Меня вздёргивают вверх за лацканы крепкие руки, а потом бьют наотмашь ладонью по лицу. Проверенное лекарство от истерики – повторюсь, для меня совсем непригодное.
- Раух, нет!!!
Я не могу ни вдохнуть, ни выдохнуть. В голове – звон, во рту вкус бешенства. Невидимые стальные струны натягивают меня, как лук.
И я бью наугад кулаком. А в следующий миг мы уже отчаянно тузим друг-друга. Из трёх два я промахиваюсь, но я недаром практиковался на ринге - австрийцу приходится со мной нелегко.
Мы не успеваем достичь какого-то логического завершения.
- Брэк! – Уотсон расшвыривает нас по углам, довольно грубо хватая за плечи. – С ума спятили, господа! Холмс! Раух!
- Нет, это просто блеск! – Раух задохнулся, говорит с трудом. – Мои поздравления, Холмс! Я, правда, в голову вам старался не метить, но вы и от ударов в грудь уворачивались, как зрячий. Как вы это проделываете?
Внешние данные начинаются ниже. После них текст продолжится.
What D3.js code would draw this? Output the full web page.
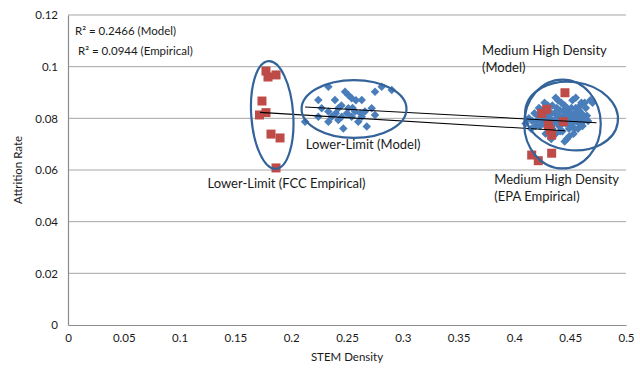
<!DOCTYPE html>
<meta charset="utf-8">
<script src="https://d3js.org/d3.v7.min.js"></script>
<style>
  body { margin: 0; background: #fff; }
  text { font-family: Lato, "Open Sans", sans-serif; fill: #1a1a1a; }
</style>
<div id="chart"></div>
<script>

// tick values
var xTicks = [0, 0.05, 0.1, 0.15, 0.2, 0.25, 0.3, 0.35, 0.4, 0.45, 0.5];
var yTicks = [0, 0.02, 0.04, 0.06, 0.08, 0.1, 0.12];

// model points (blue diamonds), [STEM density, attrition rate]
var modelLow = [
  [0.2333, 0.0922], [0.2243, 0.0871], [0.2392, 0.0871], [0.2482, 0.0903], [0.2512, 0.0890],
  [0.2542, 0.0878], [0.2632, 0.0871], [0.2751, 0.0903], [0.2811, 0.0922], [0.2901, 0.0910],
  [0.2273, 0.0839], [0.2333, 0.0826], [0.2422, 0.0839], [0.2512, 0.0839], [0.2572, 0.0826],
  [0.2661, 0.0826], [0.2721, 0.0839], [0.2243, 0.0806], [0.2363, 0.0806], [0.2453, 0.0806],
  [0.2542, 0.0806], [0.2632, 0.0806], [0.2751, 0.0813], [0.2124, 0.0787], [0.2333, 0.0787],
  [0.2422, 0.0794], [0.2601, 0.0787], [0.2467, 0.0761], [0.2677, 0.0768], [0.2450, 0.0850],
  [0.2550, 0.0840], [0.2580, 0.0870], [0.2620, 0.0820], [0.2400, 0.0820], [0.2500, 0.0820]
];
var modelHigh = [
  [0.410, 0.078], [0.413, 0.080], [0.415, 0.076], [0.418, 0.082], [0.420, 0.079], [0.422, 0.084],
  [0.423, 0.077], [0.425, 0.081], [0.427, 0.086], [0.428, 0.079], [0.430, 0.083], [0.431, 0.076],
  [0.432, 0.080], [0.434, 0.085], [0.435, 0.078], [0.436, 0.082], [0.437, 0.074], [0.438, 0.080],
  [0.439, 0.087], [0.440, 0.077], [0.441, 0.083], [0.442, 0.079], [0.443, 0.075], [0.444, 0.081],
  [0.445, 0.085], [0.446, 0.078], [0.447, 0.072], [0.448, 0.082], [0.449, 0.076], [0.450, 0.080],
  [0.451, 0.084], [0.452, 0.078], [0.453, 0.074], [0.454, 0.082], [0.455, 0.088], [0.456, 0.079],
  [0.457, 0.076], [0.458, 0.083], [0.459, 0.080], [0.460, 0.086], [0.461, 0.077], [0.462, 0.081],
  [0.464, 0.084], [0.466, 0.079], [0.468, 0.087], [0.470, 0.086], [0.433, 0.072], [0.445, 0.071],
  [0.428, 0.074], [0.437, 0.088], [0.452, 0.087], [0.426, 0.078],
  [0.416, 0.079], [0.419, 0.077], [0.421, 0.081], [0.424, 0.083], [0.426, 0.080], [0.429, 0.081],
  [0.431, 0.078], [0.433, 0.082], [0.434, 0.076], [0.436, 0.079], [0.438, 0.084], [0.439, 0.078],
  [0.440, 0.081], [0.442, 0.086], [0.443, 0.078], [0.444, 0.083], [0.446, 0.080], [0.447, 0.084],
  [0.448, 0.079], [0.449, 0.073], [0.450, 0.082], [0.451, 0.077], [0.453, 0.080], [0.454, 0.076],
  [0.455, 0.084], [0.456, 0.081], [0.458, 0.078], [0.459, 0.085], [0.460, 0.082], [0.462, 0.079],
  [0.463, 0.086], [0.465, 0.081], [0.441, 0.075], [0.435, 0.074], [0.430, 0.085], [0.424, 0.079]
];

// empirical points (red squares)
var empirical = [
  [0.1774, 0.0983], [0.1792, 0.0960], [0.1864, 0.0968], [0.1738, 0.0867], [0.1774, 0.0822],
  [0.1716, 0.0813], [0.1819, 0.0739], [0.1900, 0.0724], [0.1864, 0.0608],
  [0.4453, 0.0899], [0.4289, 0.0835], [0.4245, 0.0819], [0.4438, 0.0787], [0.4304, 0.0774],
  [0.4319, 0.0755], [0.4334, 0.0735], [0.4155, 0.0658], [0.4214, 0.0636], [0.4334, 0.0665]
];

// linear trendlines, read as end points
var trendModel = [[0.2124, 0.0844], [0.4736, 0.0783]];
var trendEmpirical = [[0.1720, 0.0823], [0.4453, 0.0752]];

// hand drawn ellipses: centre x, centre y, half width, half height (data units), rotation
var ellipses = [
  {cx: 0.183, cy: 0.0813, rx: 0.0188, ry: 0.0209, rot: -4},
  {cx: 0.2563, cy: 0.0836, rx: 0.0470, ry: 0.0112, rot: 0},
  {cx: 0.4431, cy: 0.0778, rx: 0.0343, ry: 0.0172, rot: 0},
  {cx: 0.4512, cy: 0.0809, rx: 0.0418, ry: 0.0132, rot: 8}
];

var labels = [
  {x: 0.213, y: 0.0680, lines: ["Lower-Limit (Model)"]},
  {x: 0.125, y: 0.0530, lines: ["Lower-Limit (FCC Empirical)"]},
  {x: 0.371, y: 0.1045, lines: ["Medium High Density", "(Model)"]},
  {x: 0.382, y: 0.0545, lines: ["Medium High Density", "(EPA Empirical)"]}
];

var W = 640, H = 369;
var margin = {top: 15, right: 14, bottom: 44, left: 68};

var svg = d3.select("#chart")
  .append("svg")
    .attr("width", W)
    .attr("height", H);

var x = d3.scaleLinear()
  .domain([0, 0.5])
  .range([margin.left, W - margin.right]);
var y = d3.scaleLinear()
  .domain([0, 0.12])
  .range([H - margin.bottom, margin.top]);

// gridlines
svg.append("g")
  .selectAll("line")
  .data(yTicks.slice(1))
  .enter().append("line")
    .attr("x1", x(0)).attr("x2", x(0.5))
    .attr("y1", function(d) { return y(d); })
    .attr("y2", function(d) { return y(d); })
    .attr("stroke", "#a6a6a6")
    .attr("stroke-width", 1);

// axes
var xAxis = svg.append("g")
  .attr("transform", "translate(0," + y(0) + ")")
  .call(d3.axisBottom(x).tickValues(xTicks).tickFormat(d3.format("")).tickSize(0).tickPadding(9));
var yAxis = svg.append("g")
  .attr("transform", "translate(" + x(0) + ",0)")
  .call(d3.axisLeft(y).tickValues(yTicks).tickFormat(d3.format("")).tickSize(0).tickPadding(10));
[xAxis, yAxis].forEach(function(a) {
  a.select(".domain").attr("stroke", "#8c8c8c").attr("stroke-width", 1.2);
  a.selectAll("text").style("font-family", "Lato, sans-serif").style("font-size", "11.5px").attr("fill", "#1a1a1a");
});

// axis titles
svg.append("text")
  .attr("x", x(0.25)).attr("y", 361)
  .attr("text-anchor", "middle")
  .style("font-size", "11.5px")
  .text("STEM Density");
svg.append("text")
  .attr("transform", "translate(22," + y(0.06) + ") rotate(-90)")
  .attr("text-anchor", "middle")
  .style("font-size", "11.5px")
  .text("Attrition Rate");

// diamonds
var diamond = d3.symbol().type(d3.symbolDiamond2).size(46);
svg.append("g")
  .selectAll("path")
  .data(modelLow.concat(modelHigh))
  .enter().append("path")
    .attr("d", diamond)
    .attr("transform", function(d) { return "translate(" + x(d[0]) + "," + y(d[1]) + ")"; })
    .attr("fill", "#4a7ebb");

// squares
svg.append("g")
  .selectAll("rect")
  .data(empirical)
  .enter().append("rect")
    .attr("x", function(d) { return x(d[0]) - 4.5; })
    .attr("y", function(d) { return y(d[1]) - 4.5; })
    .attr("width", 9)
    .attr("height", 9)
    .attr("fill", "#be4b48");

// trendlines
var line = d3.line()
  .x(function(d) { return x(d[0]); })
  .y(function(d) { return y(d[1]); });
[trendModel, trendEmpirical].forEach(function(t) {
  svg.append("path")
    .attr("d", line(t))
    .attr("fill", "none")
    .attr("stroke", "#000")
    .attr("stroke-width", 1.1);
});

// ellipses
svg.append("g")
  .selectAll("ellipse")
  .data(ellipses)
  .enter().append("ellipse")
    .attr("transform", function(d) { return "translate(" + x(d.cx) + "," + y(d.cy) + ") rotate(" + d.rot + ")"; })
    .attr("rx", function(d) { return x(d.rx) - x(0); })
    .attr("ry", function(d) { return y(0) - y(d.ry); })
    .attr("fill", "none")
    .attr("stroke", "#34639a")
    .attr("stroke-width", 2.2);

// text annotations
var lab = svg.append("g")
  .selectAll("text")
  .data(labels)
  .enter().append("text")
    .attr("x", function(d) { return x(d.x); })
    .attr("y", function(d) { return y(d.y); })
    .style("font-size", "13px");
lab.selectAll("tspan")
  .data(function(d) { return d.lines.map(function(l) { return {t: l, x: x(d.x)}; }); })
  .enter().append("tspan")
    .attr("x", function(d) { return d.x; })
    .attr("dy", function(d, i) { return i ? 17 : 0; })
    .text(function(d) { return d.t; });

// R squared boxes
svg.append("text").attr("x", 75).attr("y", 35).style("font-size", "11.5px")
  .text("R² = 0.2466 (Model)");
svg.append("text").attr("x", 78).attr("y", 55).style("font-size", "11.5px")
  .text("R² = 0.0944 (Empirical)");

</script>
Я тоже тяжело дышу. Я ещё не пришёл в себя, но усилие Рауха свести всё недоразумение на нет оценил, поэтому отвечаю, как могу, миролюбиво:
- При энергичном движении – ударе, например, вперёд идёт посыл воздушной волны. Если сосредоточиться, и если противник такой слабый, как вы, кое-какие удары можно предугадать и успеть увернуться.  К тому же новичок в боксе действует руками попеременно и приблизительно одним образом – в приоткрытую часть тела. Будь на вашем месте боец более опытный – Уотсон, например – он, конечно, легко побил бы меня и, скорее всего, увернулся от всех моих ударов без потерь. А вам я, кажется, разбил губу, да?
- А об этом вы как узнали?
- Ну... на костяшках пальцев у меня осталась влага с характерным запахом крови. Скулу или бровь поранить труднее, так сильно я ни разу не ударил, а будь это нос, вы им хоть раз, да шмыгнули бы.
- Да-а, - в голосе австрийца столь явное восхищение, что все остатки моего раздражения слетают с меня, как шелуха. – Мистер Холмс, ваш друг совершенно прав. Это феноменально!
И тогда я исправляю все свои ошибки одной фразой:
- Сдаётся мне, мой друг вообще всегда и во всём прав, доктор Раух.
- Это абсолютно точно, - радостно соглашается он. -  Вашу руку!
Я протягиваю, и он крепко сжимает мои пальцы.
 - Простите, что я полез в ваши отношения с доктором Уотсоном, Холмс. Это было ошибкой, теперь я признаю. Это, кажется, совсем  не моё дело...
- Простите и вы мою выходку, Раух.
Историческая веха. С этого момента слова «мистер» и «доктор» по отношению друг к другу из нашего лексикона практически исчезают.